Vendredi 16 octobre 2020. Samuel Paty, professeur d’histoire-géographie, est décapité peu après être sorti de son collège de Conflans-Sainte-Honorine. L’assassin est un citoyen russe d’origine tchétchène âgé de 18 ans, radicalisé. Vendredi 13 octobre 2023. Dominique Bernard succombe sous les coups de couteau d’un ancien élève devant le collège-lycée Gambetta où il enseigne le français. L’assassin est fiché S, radicalisé.
Samedi 21 octobre 2023. Un professeur d’histoire du lycée Claude Monet du Havre exprime son émotion devant ses élèves. Il se dit « en deuil » de ses collègues assassinés, mais aussi du dessinateur Cabu, assassiné lors de la tuerie à la rédaction de Charlie Hebdo. Pas de quoi ébranler certain jeunes qui bavardent. Excédé, le professeur aurait sorti - une enquête est en cours - un couteau plié de type Opinel et l’aurait brandi devant ses élèves en tenant des propos menaçants.
Prévenue, la direction interrompt le cours, reçoit l’enseignant et fait un signalement au Parquet du Havre. Selon son avocat, le professionnel de santé qui a reçu le professeur a indiqué que « l’enseignant était en grande souffrance psychologique en tant que professeur depuis un temps certain, avec des impacts sur sa santé physique ». Il vient d’être mis en arrêt longue maladie, pour un an.
Certes, rien n’excuse le comportement de ce professeur. En revanche, on peut s’interroger sur la longue descente aux enfers qui l’y ont conduit. Combien de ricanements, combien de bavardages et d’irrespect de la part de ses élèves durant ses années de pratique ? Combien d’angoisse, de stress et de nuits blanches depuis que les enseignants ont été pris pour cible par les islamistes radicalisés ? Combien de remises en question pour cet enseignant qui, comme bon nombre de ses collègues, a choisi son métier par vocation comme le laisse supposer cette phrase rapportée par ses élèves : « J’en ai marre de perdre mon temps, de faire mon boulot de prof, celui pour lequel on assassine ! »

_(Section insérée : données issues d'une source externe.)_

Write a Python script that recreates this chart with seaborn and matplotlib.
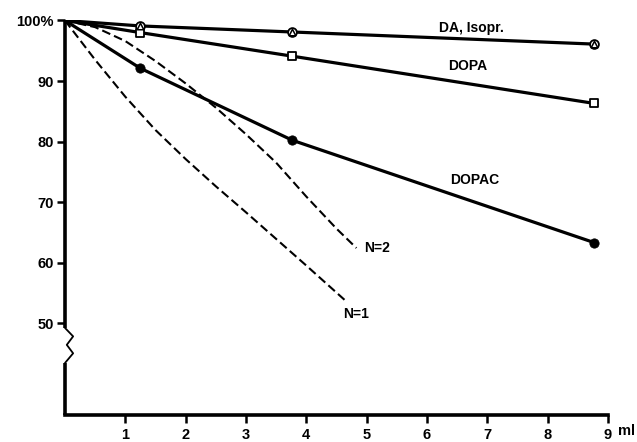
import numpy as np
import pandas as pd
import matplotlib
matplotlib.use("Agg")
import matplotlib.pyplot as plt
import seaborn as sns

# volume (ml) and remaining fraction (%)
ml_pts = [0, 1.25, 3.77, 8.77]
da_isopr = [100, 99.1, 98.1, 96.1]
dopa = [100, 98.0, 94.1, 86.3]
dopac = [100, 92.1, 80.2, 63.3]

# theoretical curves (dashed)
n2_ml = [0, 0.5, 1.0, 1.5, 2.0, 2.5, 3.0, 3.5, 4.0, 4.5, 4.83]
n2_val = [100, 98.9, 96.6, 93.3, 89.6, 85.6, 81.2, 76.5, 70.9, 65.6, 62.4]
n1_ml = [0, 0.5, 1.0, 1.5, 2.0, 2.5, 3.0, 3.5, 4.0, 4.66]
n1_val = [100, 93.5, 87.4, 81.9, 77.1, 72.6, 68.3, 63.9, 59.5, 53.6]

x_ticks = [1, 2, 3, 4, 5, 6, 7, 8, 9]
y_ticks = [50, 60, 70, 80, 90, 100]
y_ticklabels = ["50", "60", "70", "80", "90", "100%"]

sns.set_style("white")
plt.rcParams["font.family"] = ["Liberation Sans", "DejaVu Sans"]
plt.rcParams["font.weight"] = "bold"

fig = plt.figure(figsize=(6.37, 4.42), dpi=100)
ax = fig.add_axes([0.102, 0.061, 0.8525, 0.894])

solid = dict(color="black", linewidth=2.3, estimator=None, sort=False)
sns.lineplot(x=ml_pts, y=da_isopr, ax=ax, **solid)
sns.lineplot(x=ml_pts, y=dopa, ax=ax, **solid)
sns.lineplot(x=ml_pts, y=dopac, ax=ax, **solid)

dashed = dict(color="black", linewidth=1.5, estimator=None, sort=False)
sns.lineplot(x=n2_ml, y=n2_val, ax=ax, **dashed)
sns.lineplot(x=n1_ml, y=n1_val, ax=ax, **dashed)
for ln in ax.lines[-2:]:
    ln.set_dashes([4.2, 2.0])

# markers (skip the common origin)
sns.scatterplot(x=ml_pts[1:], y=da_isopr[1:], ax=ax, marker="o", s=40,
                facecolor="white", edgecolor="black", linewidth=1.3, zorder=5)
sns.scatterplot(x=ml_pts[1:], y=da_isopr[1:], ax=ax, marker="^", s=22,
                facecolor="white", edgecolor="black", linewidth=1.1, zorder=6)
sns.scatterplot(x=ml_pts[1:], y=dopa[1:], ax=ax, marker="s", s=38,
                facecolor="white", edgecolor="black", linewidth=1.3, zorder=5)
sns.scatterplot(x=ml_pts[1:], y=dopac[1:], ax=ax, marker="o", s=45,
                color="black", edgecolor="black", zorder=5)

ax.set_xlim(0, 9)
ax.set_ylim(34.8, 100.1)
ax.set_xticks(x_ticks)
ax.set_xticklabels([str(t) for t in x_ticks])
ax.set_yticks(y_ticks)
ax.set_yticklabels(y_ticklabels)
ax.tick_params(axis="both", direction="out", length=6, width=1.8,
               labelsize=10.5, pad=2, colors="black", bottom=True, left=True)
ax.tick_params(axis="x", pad=3)
for lab in ax.get_xticklabels() + ax.get_yticklabels():
    lab.set_fontweight("bold")

for side in ["top", "right", "left"]:
    ax.spines[side].set_visible(False)
ax.spines["bottom"].set_linewidth(2.6)
ax.spines["bottom"].set_color("black")

# left axis with break
ax.plot([0, 0], [100.1, 49.2], color="black", lw=2.6, clip_on=False,
        solid_capstyle="butt")
ax.plot([0, 0.135, 0.03, 0.135, 0], [49.2, 47.8, 46.4, 45.0, 43.4],
        color="black", lw=1.3, clip_on=False)
ax.plot([0, 0], [43.4, 34.8], color="black", lw=2.6, clip_on=False,
        solid_capstyle="butt")

lbl = dict(fontsize=10, fontweight="bold", color="black")
ax.text(6.74, 98.8, "DA, Isopr.", ha="center", va="center", **lbl)
ax.text(6.68, 92.5, "DOPA", ha="center", va="center", **lbl)
ax.text(6.79, 73.6, "DOPAC", ha="center", va="center", **lbl)
ax.text(4.95, 62.4, "N=2", ha="left", va="center", **lbl)
ax.text(4.61, 51.5, "N=1", ha="left", va="center", **lbl)
ax.text(9.17, 33.3, "ml", ha="left", va="top", fontsize=10.5,
        fontweight="bold", color="black")

fig.savefig("out.png", dpi=100)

Dans ce contexte bouleversant pour la communauté éducative, les paroles du recteur de l’académie de Dijon Pierre N’Gahane, notre portrait cette semaine, sont un rempart. Ce spécialiste de la radicalisation, qui fut préfet, garde intacte sa confiance dans les professeurs et les personnels de l’Éducation nationale pour résister, intacte sa confiance en l’école laïque et républicaine, car elle est, affirme-t-il, le creuset de la Nation.
Puissent les enseignants garder aussi intacte leur confiance, eux qui, depuis la fin du XIXe siècle, n’auront jamais cessé d’être comme l’écrivit Charles Péguy, « des hussards noirs », les hussards noirs de la République.